The recent China-Gulf Cooperation Council (GCC) Summit in Riyadh denoted a significant moment in bilateral relations. The two respective parties agreed upon a joint declaration and broad delineation of next steps for furthering strategic engagement – across areas including finance, investment, energy, and technology. Nearly $30 billion worth of trade deals and specific policies concerning BRI expansion within the region were unveiled throughout the summit – with more to follow.
The temptation for some commentators here, of course, is to thus conclude that GCC states are shifting ever-closer to China. Some have even hypothesized that in an increasingly multipolar world order, GCC would emerge as a pole that gravitates away from the proverbial West – and takes the side of China on crucial questions of geostrategic importance.

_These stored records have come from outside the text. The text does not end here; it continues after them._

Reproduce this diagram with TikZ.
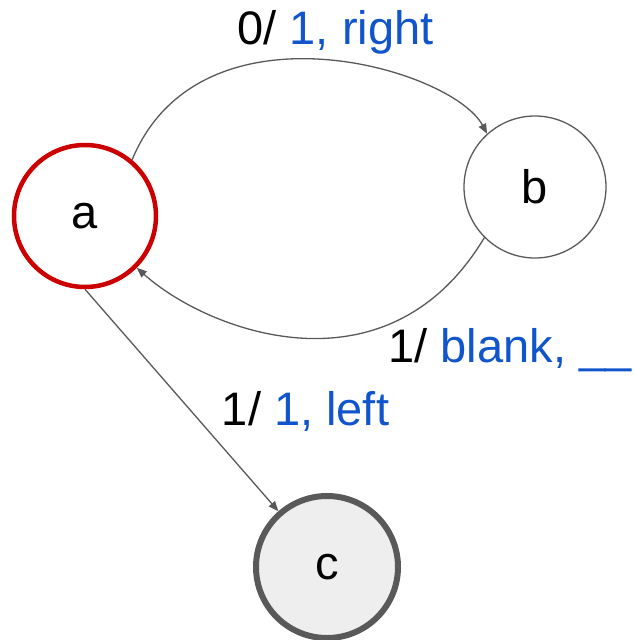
\documentclass[tikz,border=0pt]{standalone}
\usepackage{fontspec}
\setmainfont{Liberation Sans}
\usetikzlibrary{arrows.meta}
\definecolor{edgegray}{HTML}{595959}
\definecolor{redstroke}{HTML}{CC0000}
\definecolor{cfill}{HTML}{EEEEEE}
\definecolor{labelblue}{HTML}{1155CC}
\begin{document}
\begin{tikzpicture}[x=1pt,y=-1pt,
  state/.style={circle,minimum size=142pt,inner sep=0pt,font=\fontsize{47}{52}\selectfont},
  conn/.style={draw=edgegray,line width=1.3pt,-{Triangle[length=10pt,width=8pt]}},
  lbl/.style={anchor=base,font=\fontsize{47}{52}\selectfont,inner sep=0pt}]
\useasboundingbox (0,0) rectangle (633,640);
\node[state,draw=redstroke,line width=4.5pt] (a) at (85,216) {a};
\node[state,draw=edgegray,line width=1.3pt] (b) at (535,187) {b};
\node[state,draw=edgegray,line width=6pt,fill=cfill] (c) at (327,567) {c};
\draw[conn] (a.50) .. controls (200,-5) and (452,68) .. (b.132);
\draw[conn] (b.225) .. controls (387,400) and (207,331) .. (a.-45);
\draw[conn] (a.south) -- (c);
\node[lbl] (l1) at (335.5,44) {0/ \textcolor{labelblue}{1, right}};
\node[lbl] (l2) at (510,362) {1/ \textcolor{labelblue}{blank, \_\_}};
\node[lbl] (l3) at (305.5,425) {1/ \textcolor{labelblue}{1, left}};
\end{tikzpicture}
\end{document}
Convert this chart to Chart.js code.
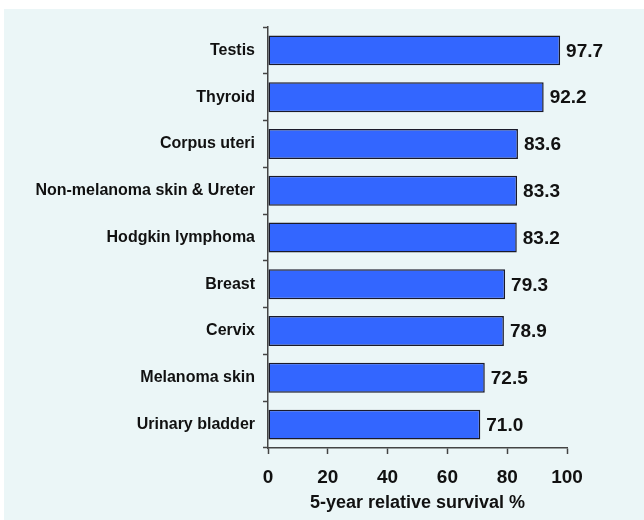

The following article presents two claims: 1) that in the short- to medium-term, the GCC will indeed seek a rapid deepening of ties and relations with China that are perceptually significant and drastic; and yet, 2) fundamentally, GCC states are unlikely to choose between China and America – the default tendency remains, at least as of yet, to engage strategically with both parties, and pivot or reorient based on the willingness of each respective party to acknowledge the disparate yet dynamically autonomous interests of the various states within the council.
Prior to delving into the first point, we should recognize that the GCC is not a monolithic entity. Whilst Saudi Arabia and Qatar seem to have settled for peace at the 41st GCC summit two years ago, relations remain tense over the conflicting foreign policy objectives between the two countries, such as Qatar’s relations with Iran. The civil strife in Yemen has cast shadows over territorial intactness and skirmishes between UAE and Oman, who view the border disputes as a matter of national pride. China or America alike would be mistaken in thinking that they could treat GCC states’ interests as homogenous and wholly aligned. For one, China and Qatar share much deeper strategic sympathies with Iran than Saudi Arabia; for another, oil and gas production occupy a very significant proportion (40%) of the respective GDPs of most GCC states, apart from UAE and Bahrain. Therefore, when speaking of GCC, we must be wary of assuming that they would move as one.
The impetus for closer ties between China and GCC in the next five years remains clear. From doubling down on trade and investment in coincidence with China’s reopening, to facilitating exchange and collaboration across renewable technologies and energies (in which China has a productivity and research lead), to deepening biotechnology and other forms of innovation-driven research that draws upon the relatively affordable production costs in China and the intense human capital and facilities in the GCC, there exists a plethora of opportunities for comparative advantages to be pooled to serve both parties. In particular, the fostering of such ties is likely to take on a newfound, geo-strategic importance for two additional reasons.
Firstly, the West’s ongoing war with Russia has demonstrated to the GCC that purely relying upon energy transactions with the West could have deeply perverse consequences when it comes to geopolitical autonomy; diversifying away from purely Western consumers – and deepening energy ties with China – makes a lot of sense to regional governments who are seeking to develop a foreign policy independent of American influence and arbitration. Secondly, Chinese businesses, investors, high-net-worth individuals and their family offices are on the look-out for a secure site for wealth preservation, amidst an increasingly fractious global geopolitical environment, where their assets and property could be immune from the long arm of global sanctions. An influx of Chinese capital qua investment is thus to be expected over the coming years.
More fundamentally, GCC states would benefit from greater proximity to China as a bargaining chip vis-à-vis the proverbial West. From pressures applied on them concerning ‘human rights issues,’ to broader tensions over OPEC+ oil production, there exists a number of flashpoints and areas of contention between the U.S. and GCC states. Whilst it is unlikely that GCC states detach themselves entirely from engagement and collaboration with American counterparts, the rise of China as a wedge between Washington and the region is likely to be welcome by regional players as a source of leverage and implicit pressure on the U.S. to reconsider its demanding and unilateralist, even interventionist approach to regional affairs.
Yet the above must not be construed for reasons by which the GCC would thus settle for an alliance with China. Countries in the region – especially Saudi Arabia – remain wary of China’s long-standing ties with Iran, a regime with whom the GCC shares deeply rooted sectarian and geo-security tensions and resentment. Furthermore, till the GCC can establish a degree of harmonization and alignment over monetary policies, it is unlikely that it would abandon its continued peg to the dollar – including, of course, over oil and natural gas transactions. In lieu of putting all their eggs in one basket in relation to both the U.S. and China, GCC states are more interested in carving out their own paths of strategic autonomy – doing and engaging in foreign policy in their own way. Beijing should heed this – and seek to find more creative ways of conducting bilateral diplomacy and deepening bidirectional ties, whilst refraining from harboring unrealistic expectations on the relationship.